En un sector del judaísmo, en tiempos de Cristo, se había falsificado el sentido de la ley mosaica. El tema era reducir la verdad religiosa a las prácticas exteriores descuidando la misericordia. En ese contexto se entiende la polémica que introducen los fariseos al preguntar a Jesús por el descuido de sus discípulos que no se habían lavado las manos antes de comer.

La enseñanza de Jesús es muy clara: lo que mancha al hombre no es lo que entra en su boca sino lo que sale de ella. Es decir, lo que nos hace impuros es la decisión de nuestro corazón. La Iglesia siempre ha enseñado que para que exista pecado es preciso que intervenga la voluntad. Por eso todo acto que ofende a Dios ha de ser deliberadamente consentido. Es muy distinto si alguien toma el paraguas de otro por descuido a sí, intencionadamente, decide apropiarse de él porque le gusta más que el suyo o por causar daño. La diferencia, en una acción que exteriormente podemos juzgar como idéntica, está en la intención del corazón. Por eso para que haya pecado se nos dice que hemos de actuar con conocimiento de lo que hacemos (no estar dormidos, distraídos o enajenados) y consentimiento (decidiendo ejecutar tal acto).

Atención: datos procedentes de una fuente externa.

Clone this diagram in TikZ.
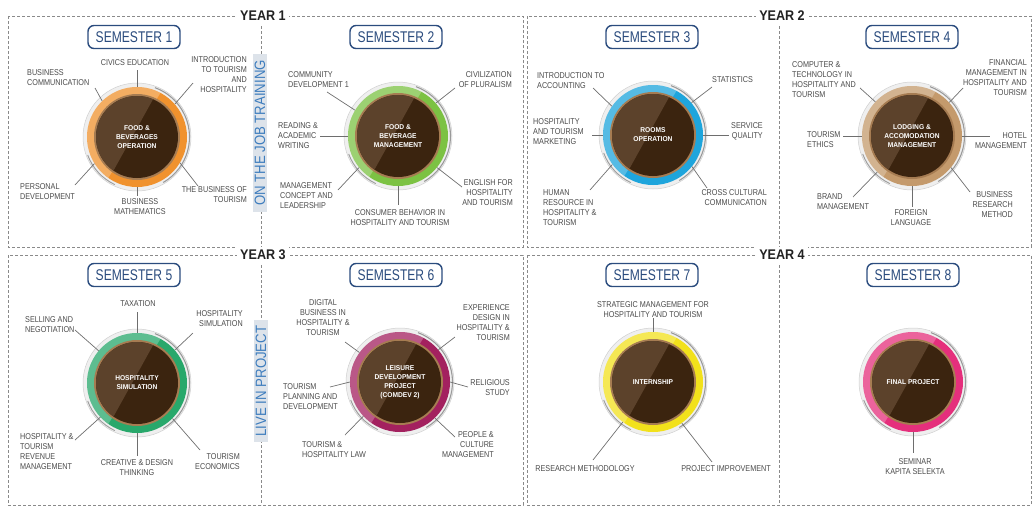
\documentclass[tikz,border=0pt]{standalone}
\usepackage{fontspec}
\setmainfont{Liberation Sans}
\newfontfamily\labfont[FakeStretch=0.85]{Liberation Sans}
\newfontfamily\ctrfont[FakeStretch=0.95]{Liberation Sans}
\newfontfamily\semfont[FakeStretch=0.78]{Liberation Sans}
\newfontfamily\yrfont[FakeStretch=0.9]{Liberation Sans}
\newfontfamily\sidefont[FakeStretch=0.88]{Liberation Sans}
\definecolor{dashgray}{HTML}{8A8A8A}
\definecolor{yearblack}{HTML}{222222}
\definecolor{sideblue}{HTML}{3E7DBE}
\definecolor{sidebg}{HTML}{DDE3EA}
\definecolor{semblue}{HTML}{2B4C7E}
\definecolor{labgray}{HTML}{4A4A4A}
\definecolor{conngray}{HTML}{6E6E6E}
\definecolor{halofill}{HTML}{EFEFEF}
\definecolor{halorim}{HTML}{CFCFCF}
\definecolor{haloarc}{HTML}{9A9A9A}
\definecolor{rimtan}{HTML}{A67C52}
\definecolor{darkbrown}{HTML}{3B240F}
\definecolor{lightbrown}{HTML}{5C422B}
\definecolor{ringA}{HTML}{F0922E}
\definecolor{ringB}{HTML}{7CC243}
\definecolor{ringC}{HTML}{1EA5DC}
\definecolor{ringD}{HTML}{C49A6C}
\definecolor{ringE}{HTML}{28A86B}
\definecolor{ringF}{HTML}{A3215F}
\definecolor{ringG}{HTML}{F2E11B}
\definecolor{ringH}{HTML}{E52F7C}
\newcommand\semdisc[5]{%
 \begin{scope}[shift={(#2,#3)},yscale=-1]
  \fill[halofill] (0,0) circle (54);
  \draw[halorim, line width=0.5pt] (0,0) circle (54);
  \draw[haloarc, line width=1.1pt] (-60:52.5) arc[start angle=-60,end angle=70,radius=52.5];
  \draw[haloarc, line width=0.9pt] (200:52.5) arc[start angle=200,end angle=245,radius=52.5];
  \fill[#4] (0,0) circle (50);
  \fill[white, opacity=.25] (62:50) arc[start angle=62,end angle=235,radius=50] -- cycle;
  \fill[rimtan] (0,0) circle (43);
  \fill[darkbrown] (0,0) circle (41);
  \fill[lightbrown] (67:41) arc[start angle=67,end angle=235,radius=41] -- cycle;
 \end{scope}
 \node[ringnode] (#1) at (#2,#3) {};
 \node[ctr] (#1t) at (#2,#3) {#5};
}
\begin{document}
\begin{tikzpicture}[x=1pt,y=-1pt,
  box/.style={draw=dashgray, dash pattern=on 3pt off 2pt, line width=0.6pt},
  yearlbl/.style={fill=white, inner sep=3pt, font=\yrfont\bfseries\fontsize{14}{14}\selectfont, text=yearblack},
  sidelbl/.style={fill=sidebg, rotate=90, text=sideblue, font=\sidefont\fontsize{15}{15}\selectfont, inner xsep=6pt, inner ysep=2pt},
  sembox/.style={draw=semblue, line width=1.4pt, rounded corners=6pt, fill=white, minimum width=92pt, minimum height=23pt, inner sep=0pt, text=semblue, font=\semfont\fontsize{15.5}{15.5}\selectfont},
  lbl/.style={inner sep=0pt, font=\labfont\fontsize{8.5}{10}\selectfont, text=labgray},
  conn/.style={draw=conngray, line width=0.7pt},
  ctr/.style={text=white, font=\ctrfont\bfseries\fontsize{7}{9}\selectfont, align=center, inner sep=0pt},
  ringnode/.style={circle, minimum size=100pt, inner sep=0pt}]
\useasboundingbox (0,0) rectangle (1033,507);
% frames
\draw[box] (8,16) rectangle (523,247);
\draw[box] (527,16) rectangle (1031,247);
\draw[box] (8,255) rectangle (523,505);
\draw[box] (527,255) rectangle (1031,505);
\draw[box] (261,16) -- (261,247);
\draw[box] (779,16) -- (779,247);
\draw[box] (261,255) -- (261,505);
\draw[box] (779,255) -- (779,505);
\node[yearlbl] (y1) at (263,16) {YEAR 1};
\node[yearlbl] (y2) at (782,16) {YEAR 2};
\node[yearlbl] (y3) at (263,255) {YEAR 3};
\node[yearlbl] (y4) at (782,255) {YEAR 4};
\node[sidelbl] (ojt) at (260,133) {ON THE JOB TRAINING};
\node[sidelbl] (lip) at (261,381) {LIVE IN PROJECT};
% semester titles
\node[sembox] (sem1) at (134,37) {SEMESTER 1};
\node[sembox] (sem2) at (396,37) {SEMESTER 2};
\node[sembox] (sem3) at (652,37) {SEMESTER 3};
\node[sembox] (sem4) at (912,37) {SEMESTER 4};
\node[sembox] (sem5) at (134,275) {SEMESTER 5};
\node[sembox] (sem6) at (396,275) {SEMESTER 6};
\node[sembox] (sem7) at (652,275) {SEMESTER 7};
\node[sembox] (sem8) at (913,275) {SEMESTER 8};
% discs
\semdisc{c1}{137}{137}{ringA}{FOOD \&\\BEVERAGES\\OPERATION}
\semdisc{c2}{398}{136}{ringB}{FOOD \&\\BEVERAGE\\MANAGEMENT}
\semdisc{c3}{653}{135}{ringC}{ROOMS\\OPERATION}
\semdisc{c4}{912}{136}{ringD}{LODGING \&\\ACCOMODATION\\MANAGEMENT}
\semdisc{c5}{137}{383}{ringE}{HOSPITALITY\\SIMULATION}
\semdisc{c6}{400}{382}{ringF}{LEISURE\\DEVELOPMENT\\PROJECT\\(COMDEV 2)}
\semdisc{c7}{653}{382}{ringG}{INTERNSHIP}
\semdisc{c8}{913}{382}{ringH}{FINAL PROJECT}
% ---------- semester 1
\node[lbl, anchor=north] (l1a) at (135,59) {CIVICS EDUCATION};
\node[lbl, anchor=north west, align=left] (l1b) at (27,69) {BUSINESS\\COMMUNICATION};
\node[lbl, anchor=north east, align=right] (l1c) at (247,56) {INTRODUCTION\\TO TOURISM\\AND\\HOSPITALITY};
\node[lbl, anchor=north west, align=left] (l1d) at (20,183) {PERSONAL\\DEVELOPMENT};
\node[lbl, anchor=north, align=center] (l1e) at (140,198) {BUSINESS\\MATHEMATICS};
\node[lbl, anchor=north east, align=right] (l1f) at (247,186) {THE BUSINESS OF\\TOURISM};
\coordinate (e1a) at (137,70); \coordinate (e1b) at (95,88); \coordinate (e1c) at (193,83);
\coordinate (e1d) at (75,185); \coordinate (e1e) at (137,196); \coordinate (e1f) at (198,186);
\draw[conn] (c1.90) -- (e1a); \draw[conn] (c1.134) -- (e1b); \draw[conn] (c1.41) -- (e1c);
\draw[conn] (c1.212) -- (e1d); \draw[conn] (c1.270) -- (e1e); \draw[conn] (c1.329) -- (e1f);
% ---------- semester 2
\node[lbl, anchor=north west, align=left] (l2a) at (288,71) {COMMUNITY\\DEVELOPMENT 1};
\node[lbl, anchor=north east, align=right] (l2b) at (512,71) {CIVILIZATION\\OF PLURALISM};
\node[lbl, anchor=north west, align=left] (l2c) at (278,122) {READING \&\\ACADEMIC\\WRITING};
\node[lbl, anchor=north west, align=left] (l2d) at (280,182) {MANAGEMENT\\CONCEPT AND\\LEADERSHIP};
\node[lbl, anchor=north, align=center] (l2e) at (400,209) {CONSUMER BEHAVIOR IN\\HOSPITALITY AND TOURISM};
\node[lbl, anchor=north east, align=right] (l2f) at (513,179) {ENGLISH FOR\\HOSPITALITY\\AND TOURISM};
\coordinate (e2a) at (327,92); \coordinate (e2b) at (455,88); \coordinate (e2c) at (320,136);
\coordinate (e2d) at (338,190); \coordinate (e2e) at (398,205); \coordinate (e2f) at (462,187);
\draw[conn] (c2.149) -- (e2a); \draw[conn] (c2.41) -- (e2b); \draw[conn] (c2.180) -- (e2c);
\draw[conn] (c2.219) -- (e2d); \draw[conn] (c2.270) -- (e2e); \draw[conn] (c2.321) -- (e2f);
% ---------- semester 3
\node[lbl, anchor=north west, align=left] (l3a) at (537,72) {INTRODUCTION TO\\ACCOUNTING};
\node[lbl, anchor=north west] (l3b) at (712,76) {STATISTICS};
\node[lbl, anchor=north west, align=left] (l3c) at (533,118) {HOSPITALITY\\AND TOURISM\\MARKETING};
\node[lbl, anchor=north east, align=right] (l3d) at (763,122) {SERVICE\\QUALITY};
\node[lbl, anchor=north west, align=left] (l3e) at (543,189) {HUMAN\\RESOURCE IN\\HOSPITALITY \&\\TOURISM};
\node[lbl, anchor=north east, align=right] (l3f) at (767,189) {CROSS CULTURAL\\COMMUNICATION};
\coordinate (e3a) at (593,88); \coordinate (e3b) at (712,87); \coordinate (e3c) at (592,135);
\coordinate (e3d) at (729,135); \coordinate (e3e) at (590,190); \coordinate (e3f) at (707,188);
\draw[conn] (c3.145) -- (e3a); \draw[conn] (c3.40) -- (e3b); \draw[conn] (c3.180) -- (e3c);
\draw[conn] (c3.0) -- (e3d); \draw[conn] (c3.216) -- (e3e); \draw[conn] (c3.321) -- (e3f);
% ---------- semester 4
\node[lbl, anchor=north west, align=left] (l4a) at (792,61) {COMPUTER \&\\TECHNOLOGY IN\\HOSPITALITY AND\\TOURISM};
\node[lbl, anchor=north east, align=right] (l4b) at (1027,59) {FINANCIAL\\MANAGEMENT IN\\HOSPITALITY AND\\TOURISM};
\node[lbl, anchor=north west, align=left] (l4c) at (807,131) {TOURISM\\ETHICS};
\node[lbl, anchor=north east, align=right] (l4d) at (1027,132) {HOTEL\\MANAGEMENT};
\node[lbl, anchor=north west, align=left] (l4e) at (817,193) {BRAND\\MANAGEMENT};
\node[lbl, anchor=north, align=center] (l4f) at (911,209) {FOREIGN\\LANGUAGE};
\node[lbl, anchor=north east, align=right] (l4g) at (1013,191) {BUSINESS\\RESEARCH\\METHOD};
\coordinate (e4a) at (860,88); \coordinate (e4b) at (963,88); \coordinate (e4c) at (843,136);
\coordinate (e4d) at (990,136); \coordinate (e4e) at (853,197); \coordinate (e4f) at (912,207);
\coordinate (e4g) at (970,192);
\draw[conn] (c4.137) -- (e4a); \draw[conn] (c4.42) -- (e4b); \draw[conn] (c4.180) -- (e4c);
\draw[conn] (c4.0) -- (e4d); \draw[conn] (c4.226) -- (e4e); \draw[conn] (c4.270) -- (e4f);
\draw[conn] (c4.321) -- (e4g);
% ---------- semester 5
\node[lbl, anchor=north] (l5a) at (138,300) {TAXATION};
\node[lbl, anchor=north west, align=left] (l5b) at (25,316) {SELLING AND\\NEGOTIATION};
\node[lbl, anchor=north east, align=right] (l5c) at (243,310) {HOSPITALITY\\SIMULATION};
\node[lbl, anchor=north west, align=left] (l5d) at (20,433) {HOSPITALITY \&\\TOURISM\\REVENUE\\MANAGEMENT};
\node[lbl, anchor=north, align=center] (l5e) at (137,459) {CREATIVE \& DESIGN\\THINKING};
\node[lbl, anchor=north east, align=right] (l5f) at (240,453) {TOURISM\\ECONOMICS};
\coordinate (e5a) at (137,312); \coordinate (e5b) at (75,330); \coordinate (e5c) at (193,333);
\coordinate (e5d) at (75,440); \coordinate (e5e) at (137,456); \coordinate (e5f) at (200,450);
\draw[conn] (c5.90) -- (e5a); \draw[conn] (c5.140) -- (e5b); \draw[conn] (c5.41) -- (e5c);
\draw[conn] (c5.223) -- (e5d); \draw[conn] (c5.270) -- (e5e); \draw[conn] (c5.315) -- (e5f);
% ---------- semester 6
\node[lbl, anchor=north, align=center] (l6a) at (323,299) {DIGITAL\\BUSINESS IN\\HOSPITALITY \&\\TOURISM};
\node[lbl, anchor=north east, align=right] (l6b) at (510,304) {EXPERIENCE\\DESIGN IN\\HOSPITALITY \&\\TOURISM};
\node[lbl, anchor=north west, align=left] (l6c) at (283,383) {TOURISM\\PLANNING AND\\DEVELOPMENT};
\node[lbl, anchor=north east, align=right] (l6d) at (510,379) {RELIGIOUS\\STUDY};
\node[lbl, anchor=north west, align=left] (l6e) at (302,441) {TOURISM \&\\HOSPITALITY LAW};
\node[lbl, anchor=north east, align=right] (l6f) at (494,431) {PEOPLE \&\\CULTURE\\MANAGEMENT};
\coordinate (e6a) at (345,342); \coordinate (e6b) at (455,337); \coordinate (e6c) at (330,387);
\coordinate (e6d) at (468,387); \coordinate (e6e) at (345,435); \coordinate (e6f) at (455,437);
\draw[conn] (c6.144) -- (e6a); \draw[conn] (c6.40) -- (e6b); \draw[conn] (c6.180) -- (e6c);
\draw[conn] (c6.0) -- (e6d); \draw[conn] (c6.223) -- (e6e); \draw[conn] (c6.314) -- (e6f);
% ---------- semester 7
\node[lbl, anchor=north, align=center] (l7a) at (653,301) {STRATEGIC MANAGEMENT FOR\\HOSPITALITY AND TOURISM};
\node[lbl, anchor=north] (l7b) at (585,465) {RESEARCH METHODOLOGY};
\node[lbl, anchor=north] (l7c) at (726,465) {PROJECT IMPROVEMENT};
\coordinate (e7a) at (653,318); \coordinate (e7b) at (593,460); \coordinate (e7c) at (712,462);
\draw[conn] (c7.90) -- (e7a); \draw[conn] (c7.233) -- (e7b); \draw[conn] (c7.305) -- (e7c);
% ---------- semester 8
\node[lbl, anchor=north, align=center] (l8a) at (915,458) {SEMINAR\\KAPITA SELEKTA};
\coordinate (e8a) at (913,453);
\draw[conn] (c8.270) -- (e8a);
\end{tikzpicture}
\end{document}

Sin embargo la enseñanza del evangelio de hoy nos previene en otra dirección. Aun cuando las acciones verdaderamente humanas tengan que nacer de dentro, no hemos e caer en el formalismo (pensar que la simple ejecución de obras buenas nos hace buenos). Para que sea así hemos de ser nosotros buenos. No es lo mismo dar limosna por generosidad que hacerlo por quedar bien,

Tampoco hemos de pensar que el mal proviene de fuera. Las desgracias o el daño pueden, como dice Jesús, en otro pasaje, matar el cuerpo, pero no destruir el alma. Somos nosotros los que nos vamos disponiendo, con nuestras actitudes, al bien o mal moral. No podemos tampoco considerar que nuestra infelicidad depende fundamentalmente de las circunstancias con las que nos encontramos. Por el contrario, la posibilidad de ser feliz va unida íntimamente al amor que somos capaces de dar. Si amamos nuestro corazón experimenta gozo, pero si no lo hacemos, entra en melancolía o se vuelve amargo.

Por eso siempre se ha dicho que la gran lucha que hemos de librar no es contra los elementos, sino por el dominio del propio corazón. Es en él donde se van formando los pensamientos impuros, el resentimiento, la autosatisfacción, el deseo desordenado de riqueza, la ambición que no corresponde…

Dominar el propio corazón no es tarea fácil. Por ello hemos de suplicar constantemente a Dios para que nos ayude con su amor. Muchas veces deseamos cambiar el mundo, o incluso lo que rodea nuestra vida cotidiana, buscamos otras amistades o ambientes… pero todo ello no sirve para nada si, finalmente, no n os decidimos, con la ayuda de Dios, a limpiar nuestro interior.

Que la Virgen María, que acompañó a su Hijo durante toda su vida y vivió momentos tan difíciles con paz interior, nos ayude en esta empresa.